Students also have to accept that claims of a ‘right’ to higher education are largely fabrications. Many who object to fees are ignoring the ugly fact that their education is being financed by individuals who did not have the same opportunities they enjoy today. There is a clear justification for the partial subsidisation of education – the overall benefit of the nation. A builder who has never benefitted directly from a University education still has an obvious interest in contributing to the education of doctors, scientists, even politicians and, dare we say it, journalists. However, it seems somewhat of a stretch to demand that he or she fund our ‘right’ to the host of Media Studies-esque degrees that have proliferated in British universities. In fact, many of the degrees offered at Oxford are somewhat questionable in this respect. How much does our builder stand to gain from putting the average undergraduate through a degree in Classics? Anthropology? Even English? The obvious response is that these are subjects that are worth studying. Which they are. However, one struggles to see why anyone has a God given right to study them, let alone to demand that people who never had the same opportunities pay for it. If these things are so worthwhile, we should be prepared to pay for them.
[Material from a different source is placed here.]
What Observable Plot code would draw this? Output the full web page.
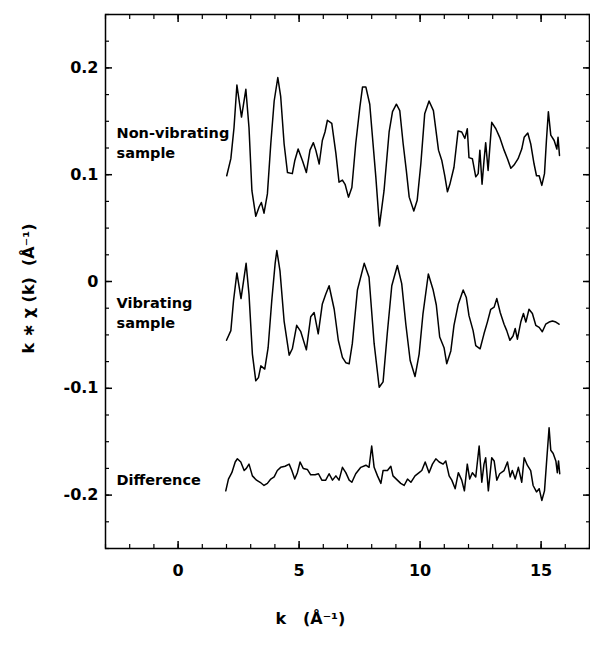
<!DOCTYPE html>
<html><head><meta charset="utf-8">
<script src="https://cdn.jsdelivr.net/npm/d3@7"></script>
<script src="https://cdn.jsdelivr.net/npm/@observablehq/plot@0.6"></script>
<style>body{margin:0;background:#fff}</style>
</head><body><div id="chart"></div>
<script>
// ---- data (k in 1/Å, k*chi(k)) ----
const kNon = [2.01,2.18,2.31,2.43,2.62,2.80,2.93,3.05,3.21,3.35,3.44,3.55,3.69,3.83,3.97,4.12,4.24,4.38,4.52,4.72,4.82,4.96,5.14,5.30,5.45,5.59,5.69,5.83,5.96,6.07,6.17,6.35,6.52,6.65,6.79,6.90,7.04,7.18,7.34,7.51,7.62,7.76,7.92,8.00,8.17,8.32,8.51,8.72,8.86,9.02,9.16,9.30,9.43,9.55,9.74,9.88,10.03,10.19,10.37,10.55,10.76,10.90,11.02,11.13,11.23,11.40,11.57,11.72,11.85,11.95,12.02,12.16,12.30,12.40,12.47,12.56,12.64,12.71,12.81,12.96,13.13,13.29,13.47,13.61,13.75,13.88,14.05,14.20,14.30,14.45,14.57,14.71,14.81,14.92,15.03,15.14,15.22,15.30,15.40,15.54,15.65,15.70,15.76];
const chiNon = [0.099,0.115,0.144,0.184,0.154,0.180,0.144,0.085,0.061,0.070,0.074,0.064,0.082,0.129,0.169,0.191,0.173,0.129,0.102,0.101,0.113,0.124,0.113,0.102,0.123,0.130,0.123,0.110,0.132,0.140,0.151,0.148,0.120,0.093,0.095,0.091,0.079,0.088,0.129,0.163,0.182,0.182,0.166,0.144,0.098,0.052,0.085,0.140,0.159,0.166,0.160,0.129,0.104,0.079,0.066,0.076,0.110,0.157,0.169,0.160,0.123,0.113,0.099,0.084,0.091,0.107,0.141,0.140,0.134,0.143,0.116,0.115,0.098,0.101,0.123,0.091,0.113,0.130,0.104,0.149,0.143,0.135,0.123,0.115,0.106,0.109,0.115,0.124,0.135,0.139,0.129,0.110,0.099,0.099,0.090,0.101,0.132,0.159,0.137,0.132,0.124,0.135,0.118];

const kVib = [2.00,2.18,2.29,2.43,2.60,2.81,2.93,3.07,3.21,3.32,3.42,3.58,3.72,3.87,4.01,4.08,4.21,4.38,4.59,4.72,4.90,5.07,5.30,5.48,5.62,5.79,5.96,6.10,6.24,6.45,6.62,6.79,6.93,7.07,7.20,7.41,7.69,7.89,8.10,8.31,8.47,8.65,8.83,9.06,9.24,9.41,9.59,9.79,9.96,10.12,10.34,10.54,10.67,10.81,10.99,11.10,11.27,11.40,11.58,11.78,11.91,12.02,12.19,12.30,12.48,12.64,12.78,12.92,13.06,13.17,13.31,13.47,13.58,13.71,13.84,13.93,14.02,14.16,14.27,14.37,14.50,14.64,14.78,14.92,15.05,15.19,15.33,15.47,15.61,15.74];
const chiVib = [-0.055,-0.046,-0.018,0.008,-0.016,0.017,-0.012,-0.068,-0.093,-0.090,-0.079,-0.082,-0.062,-0.018,0.017,0.029,0.010,-0.037,-0.069,-0.063,-0.041,-0.047,-0.064,-0.033,-0.029,-0.049,-0.021,-0.012,-0.004,-0.026,-0.055,-0.071,-0.076,-0.077,-0.058,-0.008,0.017,0.004,-0.058,-0.099,-0.094,-0.047,-0.004,0.015,-0.002,-0.040,-0.074,-0.089,-0.068,-0.030,0.007,-0.008,-0.022,-0.052,-0.062,-0.077,-0.065,-0.041,-0.021,-0.008,-0.015,-0.032,-0.046,-0.060,-0.063,-0.049,-0.038,-0.026,-0.024,-0.016,-0.029,-0.040,-0.046,-0.055,-0.051,-0.044,-0.054,-0.038,-0.030,-0.038,-0.026,-0.030,-0.041,-0.043,-0.047,-0.040,-0.038,-0.037,-0.038,-0.040];

const kDiff = [1.97,2.08,2.22,2.36,2.45,2.59,2.73,2.82,2.93,3.07,3.24,3.39,3.55,3.69,3.83,3.97,4.10,4.24,4.42,4.59,4.70,4.82,4.93,5.04,5.17,5.34,5.48,5.66,5.80,5.94,6.10,6.24,6.38,6.52,6.65,6.79,6.93,7.07,7.18,7.34,7.55,7.76,7.89,8.00,8.10,8.24,8.38,8.47,8.65,8.79,8.88,9.06,9.20,9.34,9.48,9.62,9.79,9.96,10.07,10.21,10.37,10.51,10.65,10.79,10.95,11.06,11.20,11.31,11.45,11.58,11.72,11.83,11.95,12.05,12.16,12.30,12.44,12.55,12.64,12.71,12.82,12.96,13.06,13.17,13.29,13.47,13.61,13.72,13.81,13.93,14.06,14.20,14.30,14.43,14.57,14.67,14.81,14.92,15.03,15.14,15.22,15.33,15.40,15.50,15.61,15.67,15.72,15.77];
const chiDiff = [-0.196,-0.185,-0.179,-0.169,-0.166,-0.169,-0.177,-0.175,-0.171,-0.182,-0.186,-0.188,-0.191,-0.189,-0.185,-0.183,-0.177,-0.174,-0.173,-0.171,-0.177,-0.185,-0.179,-0.169,-0.175,-0.176,-0.181,-0.181,-0.180,-0.186,-0.186,-0.180,-0.186,-0.182,-0.186,-0.174,-0.179,-0.186,-0.188,-0.180,-0.174,-0.172,-0.174,-0.154,-0.174,-0.182,-0.189,-0.177,-0.177,-0.173,-0.182,-0.186,-0.189,-0.191,-0.185,-0.188,-0.182,-0.179,-0.177,-0.169,-0.179,-0.171,-0.166,-0.169,-0.171,-0.168,-0.182,-0.186,-0.194,-0.179,-0.186,-0.196,-0.171,-0.185,-0.179,-0.183,-0.154,-0.188,-0.171,-0.165,-0.196,-0.165,-0.168,-0.186,-0.180,-0.177,-0.169,-0.183,-0.177,-0.185,-0.174,-0.188,-0.165,-0.172,-0.177,-0.191,-0.197,-0.194,-0.205,-0.196,-0.171,-0.137,-0.158,-0.161,-0.168,-0.179,-0.168,-0.180];

const seriesNames = ["Non-vibrating", "Vibrating", "Difference"];
const annotationTexts = ["Non-vibrating\nsample", "Vibrating\nsample", "Difference"];
const annotationLevels = [0.131, -0.028, -0.184];

const xMajor = [0, 5, 10, 15];
const xTickLabels = ["0", "5", "10", "15"];
const xMinor = d3.range(-3, 18, 1);
const yMajor = [-0.2, -0.1, 0, 0.1, 0.2];
const yTickLabels = ["-0.2", "-0.1", "0", "0.1", "0.2"];
const yMinor = d3.range(-10, 11).map(i => i * 0.025);
const xLabel = "k   (Å⁻¹)";
const yLabel = "k \u2217 χ (k)  (Å⁻¹)";

// ---- build table ----
const rows = [];
[[kNon, chiNon], [kVib, chiVib], [kDiff, chiDiff]].forEach(([ks, vs], s) => {
  ks.forEach((k, i) => rows.push({series: seriesNames[s], k, v: vs[i]}));
});
const annots = annotationTexts.map((t, i) => ({t, y: annotationLevels[i]}));

const font = "DejaVu Sans, Liberation Sans, sans-serif";
const W = 590, H = 660;
const tickOpts = (anchor, size, sw) => ({anchor, tickSize: size, tickFormat: () => "", label: null, strokeWidth: sw});
const chart = Plot.plot({
  width: W, height: H,
  marginLeft: 105, marginRight: 1, marginTop: 14, marginBottom: 112,
  style: {fontFamily: font, fontWeight: "bold", color: "#000", background: "#fff"},
  x: {domain: [-3, 17], axis: null},
  y: {domain: [-0.25, 0.25], axis: null},
  marks: [
    Plot.frame({stroke: "#000", strokeWidth: 1.5}),
    // inward ticks on all sides
    Plot.axisX(xMinor, tickOpts("bottom", -4, 1.2)),
    Plot.axisX(xMinor, tickOpts("top", -4, 1.2)),
    Plot.axisX(xMajor, tickOpts("bottom", -7, 1.5)),
    Plot.axisX(xMajor, tickOpts("top", -7, 1.5)),
    Plot.axisY(yMinor, tickOpts("left", -4, 1.2)),
    Plot.axisY(yMinor, tickOpts("right", -4, 1.2)),
    Plot.axisY(yMajor, tickOpts("left", -7, 1.5)),
    Plot.axisY(yMajor, tickOpts("right", -7, 1.5)),
    // tick labels
    Plot.axisX(xMajor, {anchor: "bottom", tickSize: 0, tickPadding: 16, label: null,
      tickFormat: (d, i) => xTickLabels[i], fontSize: 16, fontWeight: "bold", fill: "#000"}),
    Plot.axisY(yMajor, {anchor: "left", tickSize: 0, tickPadding: 7, label: null,
      tickFormat: (d, i) => yTickLabels[i], fontSize: 16, fontWeight: "bold", fill: "#000"}),
    // curves
    Plot.line(rows, {x: "k", y: "v", z: "series", stroke: "#000", strokeWidth: 1.5, curve: "linear"}),
    // annotations
    Plot.text(annots, {y: "y", text: "t", frameAnchor: "left", dx: 11, textAnchor: "start",
      fontSize: 14.5, fontWeight: "bold", lineHeight: 1.4, fill: "#000"}),
    // axis titles
    Plot.text([xLabel], {frameAnchor: "bottom-left", dx: 205, dy: 75, textAnchor: "middle",
      fontSize: 16, fontWeight: "bold", fill: "#000"}),
    Plot.text([yLabel], {frameAnchor: "left", dx: -77, dy: 7, rotate: -90, textAnchor: "middle",
      fontSize: 16, fontWeight: "bold", fill: "#000"})
  ]
});
document.getElementById("chart").appendChild(chart);
</script>
</body></html>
There is clearly a balance to be reached – one that reflects the benefit to all that higher education provides, but that also recognises that students, as individuals, stand to benefit personally from their education and should be willing to contribute within reason.

Evidently, a situation in which these experiences are only open to the rich is not acceptable, but we need to admit to ourselves that an increase in tuition fees is not necessarily a death knell for equality of opportunity. There are many ways of redressing inequalities, ranging from grants to the cancellation of students’ debts should they opt for a low income career. Many of these options are currently being considered by those advocating increases in tuition fees. Regardless of whether he intends to raise fees or not, Vice Chancellor Hood has himself reiterated his commitment to a “needs-blind” admission system. That is the first step – the next is ensuring that noone who really wants to is discouraged from applying for financial reasons. These are the battles we should be fighting: We should be pressing politicians and university officials to put appropriate measures in place to ensure that no one is excluded. If we stick our heads in the sand and object to increases carte blanche on the basis of some mythical ‘right’, we risk leaving the disadvantaged far more vulnerable when higher fees eventually arrive.